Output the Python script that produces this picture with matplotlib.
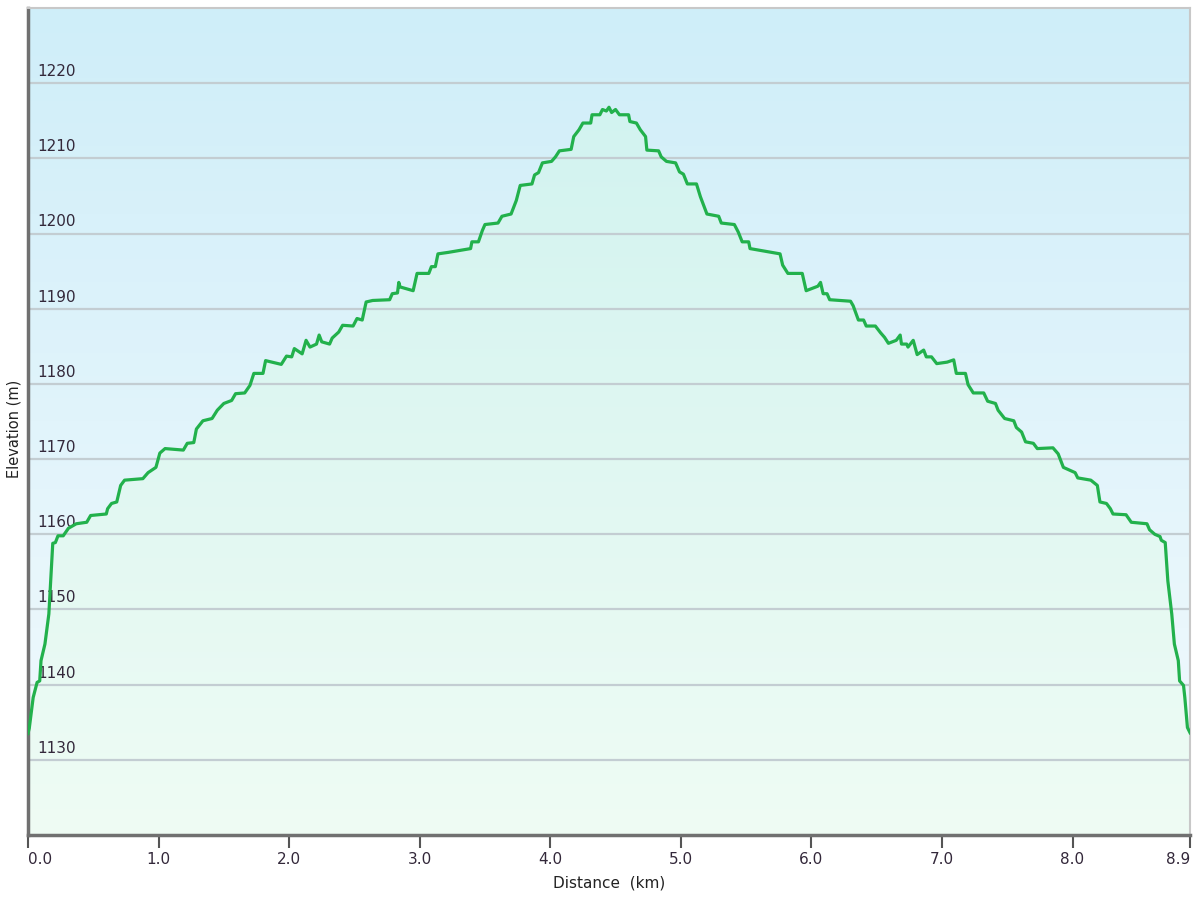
import numpy as np
import matplotlib
matplotlib.use("Agg")
import matplotlib.pyplot as plt
from matplotlib.colors import LinearSegmentedColormap
from matplotlib.patches import Polygon

# elevation profile (distance in km, elevation in m)
dist_km = [0.00, 0.01, 0.04, 0.07, 0.09, 0.10, 0.13, 0.16, 0.19, 0.21, 0.23, 0.27, 0.31, 0.37,
           0.45, 0.48, 0.60, 0.61, 0.64, 0.68, 0.71, 0.74, 0.88, 0.92, 0.98, 1.01, 1.05, 1.19,
           1.22, 1.27, 1.29, 1.34, 1.41, 1.45, 1.50, 1.56, 1.59, 1.66, 1.70, 1.73, 1.80, 1.82,
           1.94, 1.98, 2.02, 2.04, 2.10, 2.13, 2.16, 2.21, 2.23, 2.25, 2.31, 2.33, 2.38, 2.41,
           2.49, 2.52, 2.56, 2.59, 2.64, 2.77, 2.79, 2.83, 2.84, 2.85, 2.95, 2.98, 3.07, 3.09,
           3.12, 3.14, 3.22, 3.39, 3.40, 3.45, 3.48, 3.50, 3.60, 3.63, 3.70, 3.74, 3.77, 3.86,
           3.88, 3.91, 3.94, 4.01, 4.04, 4.07, 4.16, 4.18, 4.22, 4.25, 4.31, 4.32, 4.38, 4.40,
           4.43, 4.45, 4.47, 4.50, 4.53, 4.60, 4.61, 4.66, 4.69, 4.73, 4.74, 4.83, 4.85, 4.89,
           4.96, 4.99, 5.02, 5.05, 5.12, 5.15, 5.20, 5.29, 5.31, 5.41, 5.44, 5.47, 5.52, 5.53,
           5.76, 5.78, 5.82, 5.93, 5.96, 6.05, 6.07, 6.09, 6.12, 6.14, 6.30, 6.32, 6.36, 6.40,
           6.42, 6.49, 6.53, 6.56, 6.59, 6.65, 6.68, 6.69, 6.73, 6.74, 6.78, 6.81, 6.86, 6.88,
           6.92, 6.96, 7.04, 7.09, 7.11, 7.18, 7.20, 7.24, 7.32, 7.35, 7.41, 7.43, 7.48, 7.55,
           7.57, 7.61, 7.64, 7.70, 7.73, 7.85, 7.89, 7.93, 8.02, 8.04, 8.14, 8.19, 8.21, 8.26,
           8.29, 8.31, 8.41, 8.45, 8.57, 8.59, 8.63, 8.67, 8.68, 8.71, 8.73, 8.76, 8.78, 8.81,
           8.82, 8.85, 8.86, 8.88, 8.90]
elev_m = [1133.5, 1134.2, 1138.3, 1140.3, 1140.5, 1143.2, 1145.4, 1149.4, 1158.8, 1158.9, 1159.8,
          1159.8, 1160.8, 1161.4, 1161.6, 1162.5, 1162.7, 1163.4, 1164.1, 1164.3, 1166.5, 1167.2,
          1167.4, 1168.2, 1168.9, 1170.8, 1171.4, 1171.2, 1172.1, 1172.2, 1174.0, 1175.1, 1175.4,
          1176.5, 1177.4, 1177.8, 1178.7, 1178.8, 1179.8, 1181.4, 1181.4, 1183.1, 1182.6, 1183.7,
          1183.6, 1184.7, 1184.0, 1185.8, 1184.9, 1185.3, 1186.5, 1185.6, 1185.3, 1186.1, 1186.9,
          1187.8, 1187.7, 1188.7, 1188.5, 1190.9, 1191.1, 1191.2, 1192.0, 1192.1, 1193.5, 1192.9,
          1192.4, 1194.7, 1194.7, 1195.6, 1195.6, 1197.3, 1197.5, 1198.0, 1198.9, 1198.9, 1200.4,
          1201.2, 1201.4, 1202.3, 1202.6, 1204.4, 1206.4, 1206.6, 1207.8, 1208.1, 1209.4, 1209.6,
          1210.2, 1211.0, 1211.2, 1212.9, 1213.8, 1214.7, 1214.7, 1215.8, 1215.8, 1216.5, 1216.3,
          1216.8, 1216.1, 1216.5, 1215.8, 1215.8, 1214.9, 1214.7, 1213.8, 1212.9, 1211.1, 1211.0,
          1210.2, 1209.6, 1209.4, 1208.2, 1207.9, 1206.6, 1206.6, 1204.9, 1202.6, 1202.3, 1201.4,
          1201.2, 1200.2, 1198.9, 1198.9, 1198.0, 1197.3, 1195.8, 1194.7, 1194.7, 1192.4, 1193.0,
          1193.5, 1192.0, 1192.0, 1191.2, 1191.0, 1190.4, 1188.5, 1188.5, 1187.7, 1187.7, 1186.8,
          1186.2, 1185.4, 1185.8, 1186.5, 1185.3, 1185.3, 1184.9, 1185.8, 1183.9, 1184.5, 1183.6,
          1183.6, 1182.7, 1182.9, 1183.2, 1181.4, 1181.4, 1179.9, 1178.8, 1178.8, 1177.7, 1177.4,
          1176.5, 1175.4, 1175.1, 1174.2, 1173.6, 1172.3, 1172.1, 1171.4, 1171.5, 1170.7, 1168.9,
          1168.2, 1167.5, 1167.2, 1166.5, 1164.3, 1164.1, 1163.4, 1162.7, 1162.6, 1161.6, 1161.4,
          1160.6, 1160.0, 1159.7, 1159.2, 1158.9, 1153.8, 1149.4, 1145.4, 1143.2, 1140.5, 1139.9,
          1138.3, 1134.3, 1133.6]

y_ticks = [1130, 1140, 1150, 1160, 1170, 1180, 1190, 1200, 1210, 1220]
x_ticks = [0.0, 1.0, 2.0, 3.0, 4.0, 5.0, 6.0, 7.0, 8.0, 8.9]
x_min, x_max = 0.0, 8.9
y_min, y_max = 1120, 1230

fig = plt.figure(figsize=(12, 9), dpi=100)
ax = fig.add_axes([0.0233, 0.0722, 0.9684, 0.9189])

# background gradient
bg_cmap = LinearSegmentedColormap.from_list("bg", ["#f3fafd", "#cfeef9"])
grad = np.linspace(0, 1, 256).reshape(-1, 1)
ax.imshow(grad, extent=[x_min, x_max, y_min, y_max], origin="lower",
          aspect="auto", cmap=bg_cmap, zorder=0)

# gradient fill under the profile
fill_cmap = LinearSegmentedColormap.from_list("fill", ["#effcf4", "#d2f3f0"])
im = ax.imshow(grad, extent=[x_min, x_max, y_min, 1217], origin="lower",
               aspect="auto", cmap=fill_cmap, zorder=1)
verts = [(x_min, y_min)] + list(zip(dist_km, elev_m)) + [(dist_km[-1], y_min)]
poly = Polygon(verts, closed=True, facecolor="none", edgecolor="none")
ax.add_patch(poly)
im.set_clip_path(poly)

for yv in y_ticks:
    ax.axhline(yv, color="#c3cdd2", lw=1.6, zorder=2)
    ax.text(0.075, yv + 0.55, str(yv), fontsize=11, color="#33283a",
            ha="left", va="bottom", zorder=3)

ax.plot(dist_km, elev_m, color="#22b14c", lw=2.3, zorder=4, solid_joinstyle="round")

ax.set_xlim(x_min, x_max)
ax.set_ylim(y_min, y_max)
ax.set_yticks([])
ax.set_xticks(x_ticks)
ax.set_xticklabels([f"{v:.1f}" for v in x_ticks], fontsize=11, color="#33283a")
labels = ax.get_xticklabels()
labels[0].set_ha("left")
labels[-1].set_ha("right")
ax.tick_params(axis="x", direction="out", length=9, width=1.5, color="#555555", pad=3)

for side in ["left", "bottom"]:
    ax.spines[side].set_color("#707070")
    ax.spines[side].set_linewidth(2.5)
for side in ["top", "right"]:
    ax.spines[side].set_color("#c8c8c8")
    ax.spines[side].set_linewidth(1.5)

ax.set_xlabel("Distance  (km)", fontsize=11, color="#222222", labelpad=6)
fig.text(0.012, 0.523, "Elevation (m)", rotation=90, fontsize=10.5, color="#222222",
         ha="center", va="center")

fig.savefig("out.png", dpi=100)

• • • • •

#### Aim of the task
Write out each line of the listing above, exactly, from its first line to the line holding "from matplotlib.patches import Polygon", inclusive. Skip the pictures.

#### Output of the exercise
Output the Python script that produces this picture with matplotlib.
import numpy as np
import matplotlib
matplotlib.use("Agg")
import matplotlib.pyplot as plt
from matplotlib.colors import LinearSegmentedColormap
from matplotlib.patches import Polygon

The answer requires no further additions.